— Start of Data in this exercise —
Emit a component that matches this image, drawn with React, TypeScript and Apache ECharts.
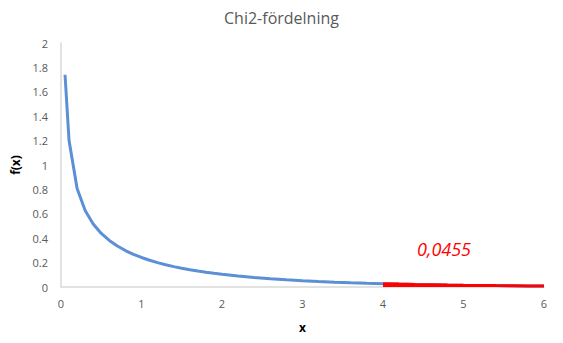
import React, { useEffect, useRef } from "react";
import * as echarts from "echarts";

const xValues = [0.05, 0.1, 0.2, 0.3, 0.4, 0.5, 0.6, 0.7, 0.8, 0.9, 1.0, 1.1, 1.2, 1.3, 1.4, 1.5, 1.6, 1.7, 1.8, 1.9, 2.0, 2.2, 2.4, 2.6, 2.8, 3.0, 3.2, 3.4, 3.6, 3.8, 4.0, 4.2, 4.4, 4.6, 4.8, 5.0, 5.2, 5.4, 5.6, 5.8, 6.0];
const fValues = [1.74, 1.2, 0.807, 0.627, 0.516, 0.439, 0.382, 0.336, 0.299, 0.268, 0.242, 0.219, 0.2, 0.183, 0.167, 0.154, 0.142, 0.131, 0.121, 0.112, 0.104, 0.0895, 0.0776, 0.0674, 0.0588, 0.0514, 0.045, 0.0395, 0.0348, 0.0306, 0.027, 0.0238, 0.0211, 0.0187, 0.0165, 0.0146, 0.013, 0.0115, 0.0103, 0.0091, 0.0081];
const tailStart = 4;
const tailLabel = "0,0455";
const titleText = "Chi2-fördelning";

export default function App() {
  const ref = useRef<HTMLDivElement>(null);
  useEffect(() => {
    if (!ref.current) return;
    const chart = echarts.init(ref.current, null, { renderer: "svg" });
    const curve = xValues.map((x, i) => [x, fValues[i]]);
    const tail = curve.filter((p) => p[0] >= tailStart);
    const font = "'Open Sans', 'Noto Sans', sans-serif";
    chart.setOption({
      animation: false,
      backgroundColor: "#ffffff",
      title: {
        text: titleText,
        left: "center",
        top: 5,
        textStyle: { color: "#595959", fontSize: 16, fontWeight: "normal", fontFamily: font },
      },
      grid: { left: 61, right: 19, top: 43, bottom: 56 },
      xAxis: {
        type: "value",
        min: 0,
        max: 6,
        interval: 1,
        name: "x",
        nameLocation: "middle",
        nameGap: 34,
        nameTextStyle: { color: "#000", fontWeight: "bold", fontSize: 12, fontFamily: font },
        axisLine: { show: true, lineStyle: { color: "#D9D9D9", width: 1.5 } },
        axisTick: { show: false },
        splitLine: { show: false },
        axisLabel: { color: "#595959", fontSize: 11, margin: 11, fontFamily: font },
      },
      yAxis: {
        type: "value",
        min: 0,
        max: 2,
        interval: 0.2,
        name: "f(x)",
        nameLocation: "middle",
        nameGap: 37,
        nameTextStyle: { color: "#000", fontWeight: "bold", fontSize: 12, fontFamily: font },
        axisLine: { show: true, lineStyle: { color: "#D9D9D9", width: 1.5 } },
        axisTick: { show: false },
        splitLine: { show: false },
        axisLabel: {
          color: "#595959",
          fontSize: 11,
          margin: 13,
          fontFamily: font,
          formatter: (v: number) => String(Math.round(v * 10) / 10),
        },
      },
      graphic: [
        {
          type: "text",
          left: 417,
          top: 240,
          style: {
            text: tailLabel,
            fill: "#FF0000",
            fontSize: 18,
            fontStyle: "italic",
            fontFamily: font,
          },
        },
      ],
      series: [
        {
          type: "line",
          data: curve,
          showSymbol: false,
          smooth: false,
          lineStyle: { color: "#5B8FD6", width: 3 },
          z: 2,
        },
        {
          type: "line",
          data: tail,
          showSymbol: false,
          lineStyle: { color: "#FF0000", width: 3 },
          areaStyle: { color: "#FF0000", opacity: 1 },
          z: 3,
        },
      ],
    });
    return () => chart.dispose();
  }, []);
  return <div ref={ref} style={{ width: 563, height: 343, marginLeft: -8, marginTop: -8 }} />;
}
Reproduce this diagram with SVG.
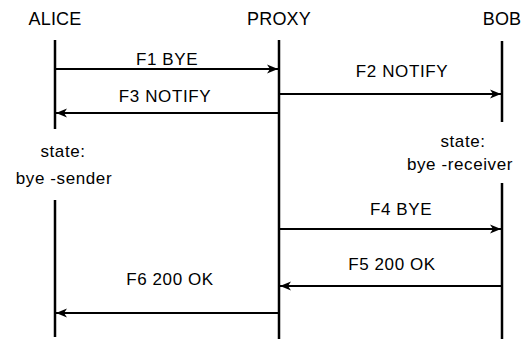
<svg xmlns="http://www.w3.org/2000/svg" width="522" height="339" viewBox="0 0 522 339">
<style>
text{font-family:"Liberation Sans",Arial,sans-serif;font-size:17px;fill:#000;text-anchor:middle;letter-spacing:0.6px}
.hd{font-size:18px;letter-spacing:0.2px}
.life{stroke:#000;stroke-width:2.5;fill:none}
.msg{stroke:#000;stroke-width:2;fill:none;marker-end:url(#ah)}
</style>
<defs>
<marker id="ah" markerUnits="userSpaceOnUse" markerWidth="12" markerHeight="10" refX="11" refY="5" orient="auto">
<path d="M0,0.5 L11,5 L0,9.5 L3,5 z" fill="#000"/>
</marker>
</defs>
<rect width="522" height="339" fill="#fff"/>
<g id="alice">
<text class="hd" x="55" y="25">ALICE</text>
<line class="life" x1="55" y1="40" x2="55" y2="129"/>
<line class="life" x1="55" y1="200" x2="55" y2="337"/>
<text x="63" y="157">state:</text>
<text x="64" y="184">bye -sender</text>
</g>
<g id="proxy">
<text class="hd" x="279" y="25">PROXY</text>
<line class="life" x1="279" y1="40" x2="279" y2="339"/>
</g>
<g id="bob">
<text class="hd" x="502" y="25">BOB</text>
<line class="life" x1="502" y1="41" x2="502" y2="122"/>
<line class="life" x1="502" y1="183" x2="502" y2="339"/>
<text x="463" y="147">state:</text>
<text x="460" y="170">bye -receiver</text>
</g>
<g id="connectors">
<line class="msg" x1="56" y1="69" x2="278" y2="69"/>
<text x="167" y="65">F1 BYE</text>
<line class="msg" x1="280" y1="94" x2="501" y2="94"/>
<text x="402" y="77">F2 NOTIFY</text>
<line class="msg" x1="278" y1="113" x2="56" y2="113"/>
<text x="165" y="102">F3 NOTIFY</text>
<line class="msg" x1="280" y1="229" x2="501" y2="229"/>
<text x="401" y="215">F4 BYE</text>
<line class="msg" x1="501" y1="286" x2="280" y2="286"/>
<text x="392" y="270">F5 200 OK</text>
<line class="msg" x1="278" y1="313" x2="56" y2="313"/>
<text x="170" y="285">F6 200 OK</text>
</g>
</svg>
— End of Data in this exercise —
# Set problem
Among the lines above, count those containing the word "with" and give nothing but the result.

# Solution for this problem
2